Work required:
For the listing that follows, give again exactly the lines from the one with "What Apache ECharts" to the one with "const xTitle = 'L2MSS';", including both.

Data rows:
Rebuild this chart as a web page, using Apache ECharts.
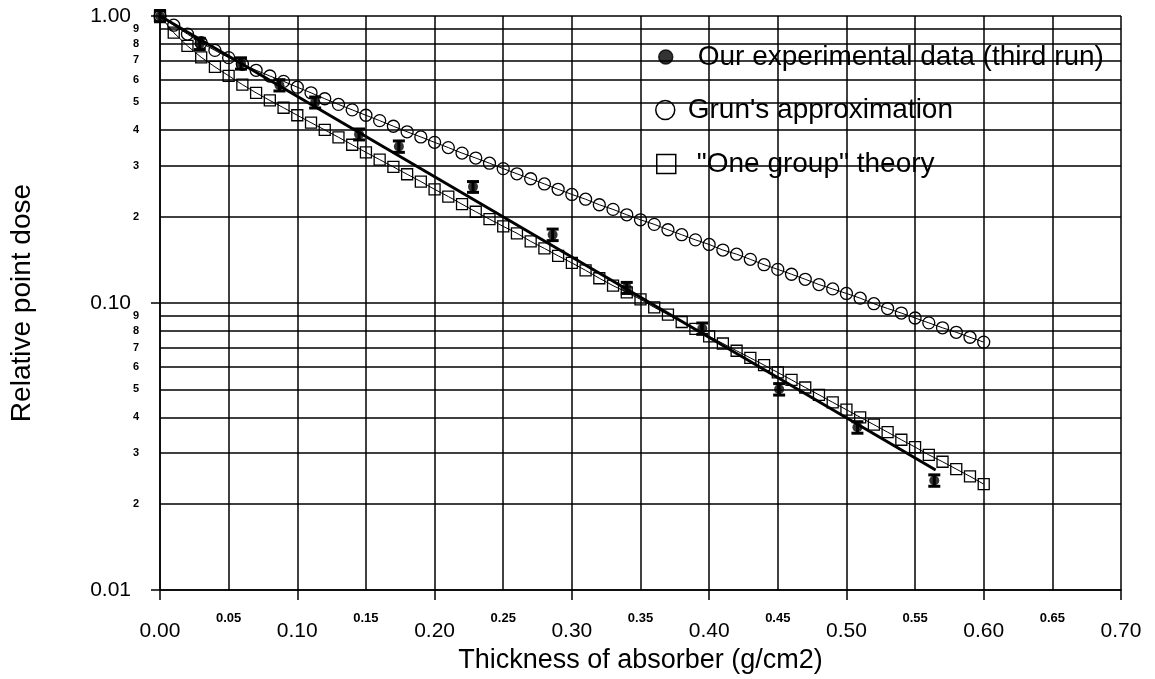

* * *

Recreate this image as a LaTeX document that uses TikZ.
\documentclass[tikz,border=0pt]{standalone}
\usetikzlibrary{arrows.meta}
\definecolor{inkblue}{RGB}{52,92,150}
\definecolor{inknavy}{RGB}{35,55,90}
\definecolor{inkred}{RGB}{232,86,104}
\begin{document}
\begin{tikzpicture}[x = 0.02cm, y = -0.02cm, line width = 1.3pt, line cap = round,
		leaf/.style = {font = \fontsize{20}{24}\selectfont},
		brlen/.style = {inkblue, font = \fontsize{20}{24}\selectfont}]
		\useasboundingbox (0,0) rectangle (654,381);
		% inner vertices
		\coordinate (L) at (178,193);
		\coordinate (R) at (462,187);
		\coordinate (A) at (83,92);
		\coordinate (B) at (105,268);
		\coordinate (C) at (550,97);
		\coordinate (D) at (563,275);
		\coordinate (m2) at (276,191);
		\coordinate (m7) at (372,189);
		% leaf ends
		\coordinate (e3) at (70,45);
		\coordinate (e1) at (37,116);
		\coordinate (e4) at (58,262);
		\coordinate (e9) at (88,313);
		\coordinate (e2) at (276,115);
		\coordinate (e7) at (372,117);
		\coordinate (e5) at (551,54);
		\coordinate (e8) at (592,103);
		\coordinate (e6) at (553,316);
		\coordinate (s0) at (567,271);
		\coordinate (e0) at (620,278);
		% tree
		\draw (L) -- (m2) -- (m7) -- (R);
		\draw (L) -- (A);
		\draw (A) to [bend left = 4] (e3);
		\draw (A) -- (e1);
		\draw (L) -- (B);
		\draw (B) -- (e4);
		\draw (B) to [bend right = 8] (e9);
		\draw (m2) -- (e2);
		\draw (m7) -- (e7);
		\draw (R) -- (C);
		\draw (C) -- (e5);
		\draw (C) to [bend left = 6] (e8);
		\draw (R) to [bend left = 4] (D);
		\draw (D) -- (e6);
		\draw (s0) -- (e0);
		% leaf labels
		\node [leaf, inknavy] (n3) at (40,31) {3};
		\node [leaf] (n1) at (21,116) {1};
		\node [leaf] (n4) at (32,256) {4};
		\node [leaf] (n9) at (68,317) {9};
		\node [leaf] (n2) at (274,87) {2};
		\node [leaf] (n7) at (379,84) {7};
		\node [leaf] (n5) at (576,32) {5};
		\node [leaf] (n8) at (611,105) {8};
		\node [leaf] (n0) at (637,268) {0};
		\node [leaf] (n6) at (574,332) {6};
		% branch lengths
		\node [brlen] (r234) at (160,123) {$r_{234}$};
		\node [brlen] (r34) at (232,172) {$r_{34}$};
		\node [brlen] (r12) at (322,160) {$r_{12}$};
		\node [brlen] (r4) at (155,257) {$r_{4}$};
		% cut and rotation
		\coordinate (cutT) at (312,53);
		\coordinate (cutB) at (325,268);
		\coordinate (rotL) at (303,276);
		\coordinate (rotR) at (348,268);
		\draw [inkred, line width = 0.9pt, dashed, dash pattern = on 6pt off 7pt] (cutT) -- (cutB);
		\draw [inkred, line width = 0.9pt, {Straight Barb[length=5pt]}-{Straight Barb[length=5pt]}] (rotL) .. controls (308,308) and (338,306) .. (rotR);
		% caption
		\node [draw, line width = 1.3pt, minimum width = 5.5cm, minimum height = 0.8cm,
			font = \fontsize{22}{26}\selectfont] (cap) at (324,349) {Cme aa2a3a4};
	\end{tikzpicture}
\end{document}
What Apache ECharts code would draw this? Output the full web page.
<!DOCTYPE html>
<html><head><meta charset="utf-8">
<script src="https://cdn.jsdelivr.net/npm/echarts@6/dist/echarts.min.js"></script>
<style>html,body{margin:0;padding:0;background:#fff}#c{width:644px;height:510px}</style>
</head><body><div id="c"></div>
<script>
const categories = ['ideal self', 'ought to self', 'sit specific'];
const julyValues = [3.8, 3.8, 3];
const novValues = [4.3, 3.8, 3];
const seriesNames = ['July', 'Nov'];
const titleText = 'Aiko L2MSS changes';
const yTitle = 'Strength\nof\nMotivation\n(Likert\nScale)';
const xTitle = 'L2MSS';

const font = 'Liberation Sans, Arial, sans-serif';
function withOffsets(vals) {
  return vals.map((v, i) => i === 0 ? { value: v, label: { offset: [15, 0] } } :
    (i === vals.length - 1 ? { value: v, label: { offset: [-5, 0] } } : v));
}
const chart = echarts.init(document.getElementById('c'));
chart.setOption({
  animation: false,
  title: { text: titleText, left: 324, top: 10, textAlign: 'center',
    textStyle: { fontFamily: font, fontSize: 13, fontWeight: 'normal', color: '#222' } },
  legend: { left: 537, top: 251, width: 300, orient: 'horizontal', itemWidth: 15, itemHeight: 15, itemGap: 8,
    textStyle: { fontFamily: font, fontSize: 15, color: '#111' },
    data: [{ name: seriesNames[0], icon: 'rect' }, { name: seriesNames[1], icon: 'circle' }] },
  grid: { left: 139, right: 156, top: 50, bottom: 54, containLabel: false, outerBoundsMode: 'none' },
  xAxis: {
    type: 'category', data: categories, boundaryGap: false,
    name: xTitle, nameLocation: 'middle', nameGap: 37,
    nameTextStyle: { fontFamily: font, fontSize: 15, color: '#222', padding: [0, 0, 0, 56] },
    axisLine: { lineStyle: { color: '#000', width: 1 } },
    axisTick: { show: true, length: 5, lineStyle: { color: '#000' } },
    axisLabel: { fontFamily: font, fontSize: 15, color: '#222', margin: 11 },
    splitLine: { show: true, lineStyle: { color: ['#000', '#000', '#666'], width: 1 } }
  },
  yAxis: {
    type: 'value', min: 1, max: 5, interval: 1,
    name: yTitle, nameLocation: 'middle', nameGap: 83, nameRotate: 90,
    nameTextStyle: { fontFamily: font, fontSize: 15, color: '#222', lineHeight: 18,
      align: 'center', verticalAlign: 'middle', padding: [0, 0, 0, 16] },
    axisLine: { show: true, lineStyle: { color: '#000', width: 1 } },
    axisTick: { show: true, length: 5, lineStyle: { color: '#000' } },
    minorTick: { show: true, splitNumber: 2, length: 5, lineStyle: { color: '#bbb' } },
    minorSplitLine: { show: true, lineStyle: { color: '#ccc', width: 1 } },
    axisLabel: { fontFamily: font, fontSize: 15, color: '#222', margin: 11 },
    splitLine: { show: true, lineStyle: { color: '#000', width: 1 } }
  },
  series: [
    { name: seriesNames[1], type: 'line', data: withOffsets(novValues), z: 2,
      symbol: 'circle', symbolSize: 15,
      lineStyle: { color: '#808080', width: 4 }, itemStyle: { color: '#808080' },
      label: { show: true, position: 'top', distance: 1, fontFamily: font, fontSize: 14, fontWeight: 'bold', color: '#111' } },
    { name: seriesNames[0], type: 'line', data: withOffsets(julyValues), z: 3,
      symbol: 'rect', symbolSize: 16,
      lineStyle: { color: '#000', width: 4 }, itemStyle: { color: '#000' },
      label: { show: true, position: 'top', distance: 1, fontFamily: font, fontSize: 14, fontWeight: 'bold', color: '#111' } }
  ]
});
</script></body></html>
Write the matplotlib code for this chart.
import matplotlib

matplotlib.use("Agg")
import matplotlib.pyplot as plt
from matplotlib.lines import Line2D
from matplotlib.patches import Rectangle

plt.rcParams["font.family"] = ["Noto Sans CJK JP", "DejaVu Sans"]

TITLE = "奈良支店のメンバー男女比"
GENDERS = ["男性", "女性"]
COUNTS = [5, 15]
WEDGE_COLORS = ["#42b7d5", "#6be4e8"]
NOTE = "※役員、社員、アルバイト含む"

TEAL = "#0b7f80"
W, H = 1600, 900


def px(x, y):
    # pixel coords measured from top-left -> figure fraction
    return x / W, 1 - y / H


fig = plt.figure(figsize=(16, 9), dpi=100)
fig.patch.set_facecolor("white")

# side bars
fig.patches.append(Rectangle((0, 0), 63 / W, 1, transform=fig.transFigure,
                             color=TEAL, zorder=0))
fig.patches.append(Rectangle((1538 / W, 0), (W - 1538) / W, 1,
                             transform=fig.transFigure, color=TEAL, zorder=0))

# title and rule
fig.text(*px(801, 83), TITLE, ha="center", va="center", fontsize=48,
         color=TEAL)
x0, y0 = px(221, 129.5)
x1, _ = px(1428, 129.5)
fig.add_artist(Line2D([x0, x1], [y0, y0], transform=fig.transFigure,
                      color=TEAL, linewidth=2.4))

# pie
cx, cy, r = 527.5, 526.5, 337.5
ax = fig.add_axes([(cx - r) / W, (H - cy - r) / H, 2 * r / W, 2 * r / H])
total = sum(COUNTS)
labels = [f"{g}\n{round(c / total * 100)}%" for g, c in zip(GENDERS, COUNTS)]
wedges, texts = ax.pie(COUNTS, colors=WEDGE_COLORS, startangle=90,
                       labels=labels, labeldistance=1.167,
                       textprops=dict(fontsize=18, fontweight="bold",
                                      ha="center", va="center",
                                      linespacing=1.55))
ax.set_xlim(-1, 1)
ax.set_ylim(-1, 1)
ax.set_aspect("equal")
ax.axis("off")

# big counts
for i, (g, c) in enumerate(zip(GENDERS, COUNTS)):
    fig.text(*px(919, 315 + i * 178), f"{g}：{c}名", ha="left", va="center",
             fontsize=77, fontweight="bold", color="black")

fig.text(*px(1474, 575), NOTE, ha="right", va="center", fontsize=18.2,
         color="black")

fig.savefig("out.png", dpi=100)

---

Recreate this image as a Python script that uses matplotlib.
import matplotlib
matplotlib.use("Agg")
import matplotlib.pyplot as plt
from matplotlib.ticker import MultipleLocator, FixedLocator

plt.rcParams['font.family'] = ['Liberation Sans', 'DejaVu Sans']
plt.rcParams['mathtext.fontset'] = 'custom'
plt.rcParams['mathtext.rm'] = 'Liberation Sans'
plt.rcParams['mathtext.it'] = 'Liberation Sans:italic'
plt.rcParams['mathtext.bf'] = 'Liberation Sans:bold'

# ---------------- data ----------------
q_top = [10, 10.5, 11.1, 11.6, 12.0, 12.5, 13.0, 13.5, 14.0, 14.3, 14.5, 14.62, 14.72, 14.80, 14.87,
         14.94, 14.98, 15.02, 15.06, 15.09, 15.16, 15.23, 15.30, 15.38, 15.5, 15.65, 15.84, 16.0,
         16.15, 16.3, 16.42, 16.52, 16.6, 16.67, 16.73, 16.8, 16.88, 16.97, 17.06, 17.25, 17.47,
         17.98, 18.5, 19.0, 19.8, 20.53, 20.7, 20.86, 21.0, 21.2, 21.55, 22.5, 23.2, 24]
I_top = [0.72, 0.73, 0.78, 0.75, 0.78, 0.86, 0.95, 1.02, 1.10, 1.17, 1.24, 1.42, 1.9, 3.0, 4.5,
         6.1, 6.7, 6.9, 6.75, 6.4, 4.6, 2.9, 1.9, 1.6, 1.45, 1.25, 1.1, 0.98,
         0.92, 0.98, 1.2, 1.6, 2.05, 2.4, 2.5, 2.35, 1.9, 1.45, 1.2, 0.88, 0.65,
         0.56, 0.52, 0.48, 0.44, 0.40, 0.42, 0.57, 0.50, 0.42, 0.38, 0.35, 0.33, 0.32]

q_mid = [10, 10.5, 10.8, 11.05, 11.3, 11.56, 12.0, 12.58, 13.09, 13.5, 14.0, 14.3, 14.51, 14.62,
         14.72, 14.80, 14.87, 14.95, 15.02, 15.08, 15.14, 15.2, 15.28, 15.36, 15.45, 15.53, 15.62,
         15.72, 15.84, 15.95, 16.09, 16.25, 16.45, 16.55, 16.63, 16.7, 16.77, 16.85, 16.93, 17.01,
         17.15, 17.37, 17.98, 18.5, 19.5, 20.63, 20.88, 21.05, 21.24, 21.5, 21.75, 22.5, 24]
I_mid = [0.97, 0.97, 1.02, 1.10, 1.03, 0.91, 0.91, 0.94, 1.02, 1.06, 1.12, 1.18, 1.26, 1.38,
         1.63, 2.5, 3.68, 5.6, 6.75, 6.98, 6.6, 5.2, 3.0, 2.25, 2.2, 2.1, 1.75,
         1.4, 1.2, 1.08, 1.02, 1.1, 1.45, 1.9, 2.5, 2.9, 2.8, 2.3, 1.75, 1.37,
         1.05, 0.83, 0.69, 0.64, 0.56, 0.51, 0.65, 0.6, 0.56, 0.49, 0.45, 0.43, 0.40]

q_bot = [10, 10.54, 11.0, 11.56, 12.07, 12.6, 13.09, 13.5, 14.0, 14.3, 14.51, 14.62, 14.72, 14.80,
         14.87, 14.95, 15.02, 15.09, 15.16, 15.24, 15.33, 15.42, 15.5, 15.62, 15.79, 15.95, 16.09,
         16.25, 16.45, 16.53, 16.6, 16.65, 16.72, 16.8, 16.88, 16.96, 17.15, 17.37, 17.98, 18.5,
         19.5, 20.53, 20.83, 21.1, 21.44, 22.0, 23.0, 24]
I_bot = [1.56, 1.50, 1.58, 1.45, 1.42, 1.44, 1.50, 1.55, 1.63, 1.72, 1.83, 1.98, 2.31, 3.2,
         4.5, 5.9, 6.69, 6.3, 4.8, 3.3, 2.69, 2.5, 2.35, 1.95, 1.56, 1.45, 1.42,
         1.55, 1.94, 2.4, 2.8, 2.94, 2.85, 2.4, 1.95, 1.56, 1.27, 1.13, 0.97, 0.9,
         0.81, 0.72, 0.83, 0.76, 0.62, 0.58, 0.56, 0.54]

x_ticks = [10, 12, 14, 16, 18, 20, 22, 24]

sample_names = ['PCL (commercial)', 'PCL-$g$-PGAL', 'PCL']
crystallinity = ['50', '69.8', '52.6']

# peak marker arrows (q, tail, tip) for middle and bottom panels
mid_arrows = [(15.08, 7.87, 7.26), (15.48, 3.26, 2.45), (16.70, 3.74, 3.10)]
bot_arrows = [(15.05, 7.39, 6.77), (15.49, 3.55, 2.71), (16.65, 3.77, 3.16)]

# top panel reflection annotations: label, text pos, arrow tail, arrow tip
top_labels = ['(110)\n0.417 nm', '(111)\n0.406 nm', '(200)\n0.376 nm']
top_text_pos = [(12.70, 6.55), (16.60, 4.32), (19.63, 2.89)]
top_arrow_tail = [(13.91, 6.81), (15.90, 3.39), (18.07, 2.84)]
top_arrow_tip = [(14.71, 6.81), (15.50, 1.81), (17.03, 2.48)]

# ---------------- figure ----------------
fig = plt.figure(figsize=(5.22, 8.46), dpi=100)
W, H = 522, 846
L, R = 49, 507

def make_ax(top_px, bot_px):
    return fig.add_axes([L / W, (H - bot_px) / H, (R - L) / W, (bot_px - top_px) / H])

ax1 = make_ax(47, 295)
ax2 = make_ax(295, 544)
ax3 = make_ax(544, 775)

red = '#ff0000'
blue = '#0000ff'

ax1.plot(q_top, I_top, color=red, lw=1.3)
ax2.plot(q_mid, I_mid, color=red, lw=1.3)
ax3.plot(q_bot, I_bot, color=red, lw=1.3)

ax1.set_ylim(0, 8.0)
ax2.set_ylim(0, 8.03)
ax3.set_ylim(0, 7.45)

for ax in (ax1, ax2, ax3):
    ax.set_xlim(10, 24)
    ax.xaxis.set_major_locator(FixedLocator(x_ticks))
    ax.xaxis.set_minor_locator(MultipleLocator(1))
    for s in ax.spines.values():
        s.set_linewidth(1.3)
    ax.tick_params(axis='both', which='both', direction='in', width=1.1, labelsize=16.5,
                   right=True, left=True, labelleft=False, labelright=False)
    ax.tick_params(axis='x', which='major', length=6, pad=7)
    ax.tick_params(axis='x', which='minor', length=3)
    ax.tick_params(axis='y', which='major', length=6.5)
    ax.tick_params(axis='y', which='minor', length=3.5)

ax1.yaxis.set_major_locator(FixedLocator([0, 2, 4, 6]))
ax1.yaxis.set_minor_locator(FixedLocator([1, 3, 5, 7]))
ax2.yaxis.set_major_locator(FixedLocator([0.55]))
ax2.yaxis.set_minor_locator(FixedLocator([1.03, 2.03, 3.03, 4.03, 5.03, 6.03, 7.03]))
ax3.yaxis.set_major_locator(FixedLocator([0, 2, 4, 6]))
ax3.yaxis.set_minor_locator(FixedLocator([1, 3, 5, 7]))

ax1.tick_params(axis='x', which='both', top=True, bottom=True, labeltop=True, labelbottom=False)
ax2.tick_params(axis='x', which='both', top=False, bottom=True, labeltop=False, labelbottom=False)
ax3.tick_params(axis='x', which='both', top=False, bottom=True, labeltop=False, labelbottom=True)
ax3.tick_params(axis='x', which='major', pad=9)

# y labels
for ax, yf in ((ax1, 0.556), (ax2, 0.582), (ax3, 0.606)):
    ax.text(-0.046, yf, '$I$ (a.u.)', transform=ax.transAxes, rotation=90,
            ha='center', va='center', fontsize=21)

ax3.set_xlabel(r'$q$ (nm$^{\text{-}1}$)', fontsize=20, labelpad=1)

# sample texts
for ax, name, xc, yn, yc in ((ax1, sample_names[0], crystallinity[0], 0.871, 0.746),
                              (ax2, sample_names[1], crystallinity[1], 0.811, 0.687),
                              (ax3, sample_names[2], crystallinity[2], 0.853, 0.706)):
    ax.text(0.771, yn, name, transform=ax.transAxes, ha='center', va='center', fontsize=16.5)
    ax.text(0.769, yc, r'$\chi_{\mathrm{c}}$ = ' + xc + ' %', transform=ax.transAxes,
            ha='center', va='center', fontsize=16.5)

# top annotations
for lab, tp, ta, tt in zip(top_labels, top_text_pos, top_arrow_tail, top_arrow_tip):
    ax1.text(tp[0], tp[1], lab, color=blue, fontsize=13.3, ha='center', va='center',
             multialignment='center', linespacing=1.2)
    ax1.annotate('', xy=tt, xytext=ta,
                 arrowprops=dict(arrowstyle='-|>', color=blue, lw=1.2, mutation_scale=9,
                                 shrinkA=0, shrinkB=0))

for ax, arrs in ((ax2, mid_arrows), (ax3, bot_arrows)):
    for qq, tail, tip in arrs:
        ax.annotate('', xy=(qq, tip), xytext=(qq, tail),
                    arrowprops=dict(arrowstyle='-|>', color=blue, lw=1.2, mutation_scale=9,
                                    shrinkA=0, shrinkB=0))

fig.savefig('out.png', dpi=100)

Solution for this task:
What Apache ECharts code would draw this? Output the full web page.
<!DOCTYPE html>
<html><head><meta charset="utf-8">
<script src="https://cdn.jsdelivr.net/npm/echarts@6/dist/echarts.min.js"></script>
<style>html,body{margin:0;padding:0;background:#fff}#c{width:644px;height:510px}</style>
</head><body><div id="c"></div>
<script>
const categories = ['ideal self', 'ought to self', 'sit specific'];
const julyValues = [3.8, 3.8, 3];
const novValues = [4.3, 3.8, 3];
const seriesNames = ['July', 'Nov'];
const titleText = 'Aiko L2MSS changes';
const yTitle = 'Strength\nof\nMotivation\n(Likert\nScale)';
const xTitle = 'L2MSS';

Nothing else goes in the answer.